Exercise details: Copy the data word for word, keeping every line.

Source data:
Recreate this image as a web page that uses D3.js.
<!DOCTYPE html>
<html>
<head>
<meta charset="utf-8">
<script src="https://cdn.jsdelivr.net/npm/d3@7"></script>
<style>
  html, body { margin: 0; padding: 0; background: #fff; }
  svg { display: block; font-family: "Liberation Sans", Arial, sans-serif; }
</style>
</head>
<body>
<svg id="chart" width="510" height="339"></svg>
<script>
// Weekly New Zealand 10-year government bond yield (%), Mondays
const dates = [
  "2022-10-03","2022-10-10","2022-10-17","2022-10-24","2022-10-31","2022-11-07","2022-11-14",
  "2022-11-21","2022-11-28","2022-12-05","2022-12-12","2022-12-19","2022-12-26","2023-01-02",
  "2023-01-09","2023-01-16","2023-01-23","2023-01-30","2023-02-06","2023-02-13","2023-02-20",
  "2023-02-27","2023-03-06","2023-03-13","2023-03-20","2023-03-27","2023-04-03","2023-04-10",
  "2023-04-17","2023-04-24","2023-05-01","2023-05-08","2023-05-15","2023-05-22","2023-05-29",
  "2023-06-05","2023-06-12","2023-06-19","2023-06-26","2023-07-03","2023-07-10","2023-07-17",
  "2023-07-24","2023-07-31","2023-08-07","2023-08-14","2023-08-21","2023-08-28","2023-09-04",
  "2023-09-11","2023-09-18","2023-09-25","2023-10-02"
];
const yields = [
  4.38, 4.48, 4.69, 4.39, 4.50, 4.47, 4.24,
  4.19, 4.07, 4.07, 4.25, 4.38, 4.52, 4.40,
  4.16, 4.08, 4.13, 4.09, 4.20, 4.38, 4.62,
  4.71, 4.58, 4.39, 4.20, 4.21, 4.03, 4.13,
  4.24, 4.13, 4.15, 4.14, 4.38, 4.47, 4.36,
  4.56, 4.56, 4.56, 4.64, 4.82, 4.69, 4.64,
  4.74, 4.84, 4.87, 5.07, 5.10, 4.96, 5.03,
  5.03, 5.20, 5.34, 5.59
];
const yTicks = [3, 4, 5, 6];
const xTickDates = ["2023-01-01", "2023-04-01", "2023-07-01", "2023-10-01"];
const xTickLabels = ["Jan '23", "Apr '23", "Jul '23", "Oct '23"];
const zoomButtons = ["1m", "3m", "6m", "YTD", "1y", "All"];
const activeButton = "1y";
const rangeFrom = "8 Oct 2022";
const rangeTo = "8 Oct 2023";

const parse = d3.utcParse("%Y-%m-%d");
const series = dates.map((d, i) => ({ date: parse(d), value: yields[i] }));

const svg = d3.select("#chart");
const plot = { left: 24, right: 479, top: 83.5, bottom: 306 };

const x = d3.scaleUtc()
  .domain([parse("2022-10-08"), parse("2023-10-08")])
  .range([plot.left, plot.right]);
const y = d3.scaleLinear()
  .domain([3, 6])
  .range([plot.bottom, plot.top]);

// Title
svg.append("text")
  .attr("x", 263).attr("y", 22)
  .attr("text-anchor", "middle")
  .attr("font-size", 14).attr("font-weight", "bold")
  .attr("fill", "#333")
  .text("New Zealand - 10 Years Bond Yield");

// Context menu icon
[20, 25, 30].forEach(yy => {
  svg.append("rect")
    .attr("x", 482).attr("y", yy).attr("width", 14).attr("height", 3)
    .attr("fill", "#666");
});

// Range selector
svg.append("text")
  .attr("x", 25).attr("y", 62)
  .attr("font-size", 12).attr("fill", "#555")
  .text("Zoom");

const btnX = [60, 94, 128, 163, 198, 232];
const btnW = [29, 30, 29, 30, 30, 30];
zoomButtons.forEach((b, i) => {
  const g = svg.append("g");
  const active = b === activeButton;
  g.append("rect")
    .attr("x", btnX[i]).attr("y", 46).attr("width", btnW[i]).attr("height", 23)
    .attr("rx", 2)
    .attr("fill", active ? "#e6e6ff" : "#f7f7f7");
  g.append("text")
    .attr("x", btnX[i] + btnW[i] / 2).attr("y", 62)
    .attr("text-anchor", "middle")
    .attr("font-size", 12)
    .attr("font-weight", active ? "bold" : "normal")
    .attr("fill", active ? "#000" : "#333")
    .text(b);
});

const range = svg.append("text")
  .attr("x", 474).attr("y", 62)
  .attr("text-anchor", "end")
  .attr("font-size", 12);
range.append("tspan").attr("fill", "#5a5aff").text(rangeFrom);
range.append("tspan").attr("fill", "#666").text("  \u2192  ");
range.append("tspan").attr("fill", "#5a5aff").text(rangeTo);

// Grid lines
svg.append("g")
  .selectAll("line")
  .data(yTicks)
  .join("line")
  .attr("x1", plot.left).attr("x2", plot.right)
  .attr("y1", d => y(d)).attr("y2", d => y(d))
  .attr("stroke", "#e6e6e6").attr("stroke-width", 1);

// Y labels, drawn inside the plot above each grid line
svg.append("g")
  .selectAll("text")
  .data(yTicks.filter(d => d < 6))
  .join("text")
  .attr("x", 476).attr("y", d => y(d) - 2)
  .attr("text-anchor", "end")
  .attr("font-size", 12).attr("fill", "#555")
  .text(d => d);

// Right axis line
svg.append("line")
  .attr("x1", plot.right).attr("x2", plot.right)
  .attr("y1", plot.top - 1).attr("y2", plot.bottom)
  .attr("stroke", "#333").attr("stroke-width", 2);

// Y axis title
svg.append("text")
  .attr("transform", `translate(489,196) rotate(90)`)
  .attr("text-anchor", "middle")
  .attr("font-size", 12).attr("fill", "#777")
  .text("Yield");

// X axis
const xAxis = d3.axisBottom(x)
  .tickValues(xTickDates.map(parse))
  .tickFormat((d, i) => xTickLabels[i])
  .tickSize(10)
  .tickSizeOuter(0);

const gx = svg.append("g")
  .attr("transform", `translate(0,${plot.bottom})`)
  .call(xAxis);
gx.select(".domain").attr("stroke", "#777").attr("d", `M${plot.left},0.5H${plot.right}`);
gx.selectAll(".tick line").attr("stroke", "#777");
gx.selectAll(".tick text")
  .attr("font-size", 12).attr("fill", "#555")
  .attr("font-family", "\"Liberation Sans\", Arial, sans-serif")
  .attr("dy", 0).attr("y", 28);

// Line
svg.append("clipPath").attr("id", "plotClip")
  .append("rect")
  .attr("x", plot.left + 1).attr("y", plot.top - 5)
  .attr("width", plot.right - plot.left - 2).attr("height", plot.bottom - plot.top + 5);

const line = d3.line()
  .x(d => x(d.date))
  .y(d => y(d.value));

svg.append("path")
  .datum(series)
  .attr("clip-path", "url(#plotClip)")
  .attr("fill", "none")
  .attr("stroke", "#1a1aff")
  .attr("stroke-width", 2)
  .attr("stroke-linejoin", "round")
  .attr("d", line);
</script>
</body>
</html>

Result of the exercise:
Recreate this image as a web page that uses D3.js.
<!DOCTYPE html>
<html>
<head>
<meta charset="utf-8">
<script src="https://cdn.jsdelivr.net/npm/d3@7"></script>
<style>
  html, body { margin: 0; padding: 0; background: #fff; }
  svg { display: block; font-family: "Liberation Sans", Arial, sans-serif; }
</style>
</head>
<body>
<svg id="chart" width="510" height="339"></svg>
<script>
// Weekly New Zealand 10-year government bond yield (%), Mondays
const dates = [
  "2022-10-03","2022-10-10","2022-10-17","2022-10-24","2022-10-31","2022-11-07","2022-11-14",
  "2022-11-21","2022-11-28","2022-12-05","2022-12-12","2022-12-19","2022-12-26","2023-01-02",
  "2023-01-09","2023-01-16","2023-01-23","2023-01-30","2023-02-06","2023-02-13","2023-02-20",
  "2023-02-27","2023-03-06","2023-03-13","2023-03-20","2023-03-27","2023-04-03","2023-04-10",
  "2023-04-17","2023-04-24","2023-05-01","2023-05-08","2023-05-15","2023-05-22","2023-05-29",
  "2023-06-05","2023-06-12","2023-06-19","2023-06-26","2023-07-03","2023-07-10","2023-07-17",
  "2023-07-24","2023-07-31","2023-08-07","2023-08-14","2023-08-21","2023-08-28","2023-09-04",
  "2023-09-11","2023-09-18","2023-09-25","2023-10-02"
];
const yields = [
  4.38, 4.48, 4.69, 4.39, 4.50, 4.47, 4.24,
  4.19, 4.07, 4.07, 4.25, 4.38, 4.52, 4.40,
  4.16, 4.08, 4.13, 4.09, 4.20, 4.38, 4.62,
  4.71, 4.58, 4.39, 4.20, 4.21, 4.03, 4.13,
  4.24, 4.13, 4.15, 4.14, 4.38, 4.47, 4.36,
  4.56, 4.56, 4.56, 4.64, 4.82, 4.69, 4.64,
  4.74, 4.84, 4.87, 5.07, 5.10, 4.96, 5.03,
  5.03, 5.20, 5.34, 5.59
];
const yTicks = [3, 4, 5, 6];
const xTickDates = ["2023-01-01", "2023-04-01", "2023-07-01", "2023-10-01"];
const xTickLabels = ["Jan '23", "Apr '23", "Jul '23", "Oct '23"];
const zoomButtons = ["1m", "3m", "6m", "YTD", "1y", "All"];
const activeButton = "1y";
const rangeFrom = "8 Oct 2022";
const rangeTo = "8 Oct 2023";

const parse = d3.utcParse("%Y-%m-%d");
const series = dates.map((d, i) => ({ date: parse(d), value: yields[i] }));

const svg = d3.select("#chart");
const plot = { left: 24, right: 479, top: 83.5, bottom: 306 };

const x = d3.scaleUtc()
  .domain([parse("2022-10-08"), parse("2023-10-08")])
  .range([plot.left, plot.right]);
const y = d3.scaleLinear()
  .domain([3, 6])
  .range([plot.bottom, plot.top]);

// Title
svg.append("text")
  .attr("x", 263).attr("y", 22)
  .attr("text-anchor", "middle")
  .attr("font-size", 14).attr("font-weight", "bold")
  .attr("fill", "#333")
  .text("New Zealand - 10 Years Bond Yield");

// Context menu icon
[20, 25, 30].forEach(yy => {
  svg.append("rect")
    .attr("x", 482).attr("y", yy).attr("width", 14).attr("height", 3)
    .attr("fill", "#666");
});

// Range selector
svg.append("text")
  .attr("x", 25).attr("y", 62)
  .attr("font-size", 12).attr("fill", "#555")
  .text("Zoom");

const btnX = [60, 94, 128, 163, 198, 232];
const btnW = [29, 30, 29, 30, 30, 30];
zoomButtons.forEach((b, i) => {
  const g = svg.append("g");
  const active = b === activeButton;
  g.append("rect")
    .attr("x", btnX[i]).attr("y", 46).attr("width", btnW[i]).attr("height", 23)
    .attr("rx", 2)
    .attr("fill", active ? "#e6e6ff" : "#f7f7f7");
  g.append("text")
    .attr("x", btnX[i] + btnW[i] / 2).attr("y", 62)
    .attr("text-anchor", "middle")
    .attr("font-size", 12)
    .attr("font-weight", active ? "bold" : "normal")
    .attr("fill", active ? "#000" : "#333")
    .text(b);
});

const range = svg.append("text")
  .attr("x", 474).attr("y", 62)
  .attr("text-anchor", "end")
  .attr("font-size", 12);
range.append("tspan").attr("fill", "#5a5aff").text(rangeFrom);
range.append("tspan").attr("fill", "#666").text("  \u2192  ");
range.append("tspan").attr("fill", "#5a5aff").text(rangeTo);

// Grid lines
svg.append("g")
  .selectAll("line")
  .data(yTicks)
  .join("line")
  .attr("x1", plot.left).attr("x2", plot.right)
  .attr("y1", d => y(d)).attr("y2", d => y(d))
  .attr("stroke", "#e6e6e6").attr("stroke-width", 1);

// Y labels, drawn inside the plot above each grid line
svg.append("g")
  .selectAll("text")
  .data(yTicks.filter(d => d < 6))
  .join("text")
  .attr("x", 476).attr("y", d => y(d) - 2)
  .attr("text-anchor", "end")
  .attr("font-size", 12).attr("fill", "#555")
  .text(d => d);

// Right axis line
svg.append("line")
  .attr("x1", plot.right).attr("x2", plot.right)
  .attr("y1", plot.top - 1).attr("y2", plot.bottom)
  .attr("stroke", "#333").attr("stroke-width", 2);

// Y axis title
svg.append("text")
  .attr("transform", `translate(489,196) rotate(90)`)
  .attr("text-anchor", "middle")
  .attr("font-size", 12).attr("fill", "#777")
  .text("Yield");

// X axis
const xAxis = d3.axisBottom(x)
  .tickValues(xTickDates.map(parse))
  .tickFormat((d, i) => xTickLabels[i])
  .tickSize(10)
  .tickSizeOuter(0);

const gx = svg.append("g")
  .attr("transform", `translate(0,${plot.bottom})`)
  .call(xAxis);
gx.select(".domain").attr("stroke", "#777").attr("d", `M${plot.left},0.5H${plot.right}`);
gx.selectAll(".tick line").attr("stroke", "#777");
gx.selectAll(".tick text")
  .attr("font-size", 12).attr("fill", "#555")
  .attr("font-family", "\"Liberation Sans\", Arial, sans-serif")
  .attr("dy", 0).attr("y", 28);

// Line
svg.append("clipPath").attr("id", "plotClip")
  .append("rect")
  .attr("x", plot.left + 1).attr("y", plot.top - 5)
  .attr("width", plot.right - plot.left - 2).attr("height", plot.bottom - plot.top + 5);

const line = d3.line()
  .x(d => x(d.date))
  .y(d => y(d.value));

svg.append("path")
  .datum(series)
  .attr("clip-path", "url(#plotClip)")
  .attr("fill", "none")
  .attr("stroke", "#1a1aff")
  .attr("stroke-width", 2)
  .attr("stroke-linejoin", "round")
  .attr("d", line);
</script>
</body>
</html>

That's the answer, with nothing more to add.